Roma, 12 giu – Roberto Maroni non ci sta e, dopo aver rispedito al mittente -insieme al collega Zaia- l’ipotesi di accogliere nuovi profughi nelle regioni del Nord, lancia la sua proposta per risolvere il problema degli sbarchi e delle decine di migliaia di profughi.
“La mia proposta è quella di bloccare le partenze: non bombardando i barconi, ma impedendo loro di partire con il blocco navale o meglio ancora con campi profughi in Libia“, spiega il governatore della Lombardia in audizione al comitato parlamentare di controllo sull’attuazione dei controlli di Schengen. Una azione duplice, quindi: da una parte il blocco navale, dall’altra l’istituzione di centri di accoglienza direttamente sulle coste dalle quali gli immigrati si imbarcano e prendono la via del mare: “il governo italiano deve spingere presso la Ue e l’Onu per organizzarli, così come fu fatto nel 2011 in Tunisia. Se questa non è un’emergenza umanitaria, non so cosa essa sia. Si parla di mezzo milione di persone pronte a partire: è un numero incredibilmente alto, una cifra straordinariamente elevata”.
Il disaccordo fra i due contrapposti governi che al momento si spartiscono Tripolitania e Cirenaica, oltre alle difficoltà (per non dire impossibilità) di comunicazione tra questi e la comunità internazionale può significare, per l’attuazione della proposta, il non dover escludere anche un’opzione militare. A tale osservazione lo stesso Maroni ha risposto non più tardi di tre giorni fa: “Si’, qual e’ il problema? Abbiamo bombardato la Libia senza chiedere il permesso a nessuno. Con i caschi blu siamo stati per anni dappertutto. Adesso li utilizzeremo per una missione umanitaria”.

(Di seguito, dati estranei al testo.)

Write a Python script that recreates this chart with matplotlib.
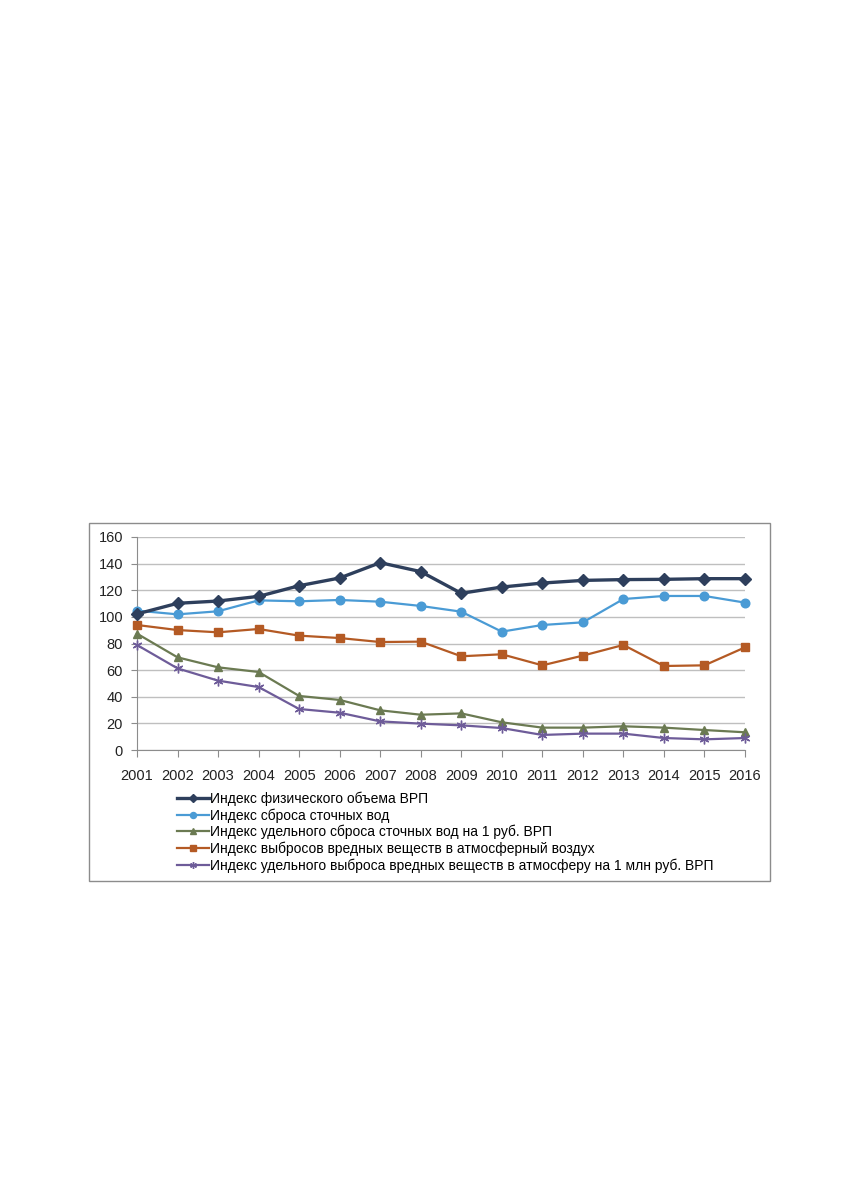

Secondo l’ex ministro dell’Interno, i campi avrebbero la funzione di “fare le verifiche sui requisiti per la protezione internazionale ed europea e poi ripartire il numero di queste persone nei vari Paesi della Ue: questa è la soluzione. Giuridicamente si può fare, occorre una forte spinta politica”. Una soluzione radicale che mira a scremare chi effettivamente ha i requisiti per essere ospitato in qualità di profugo e, in secondo luogo, ad evitare che in virtù degli accordi di Dublino sia l’Italia da sola a doversi fare carico di tutte le richieste.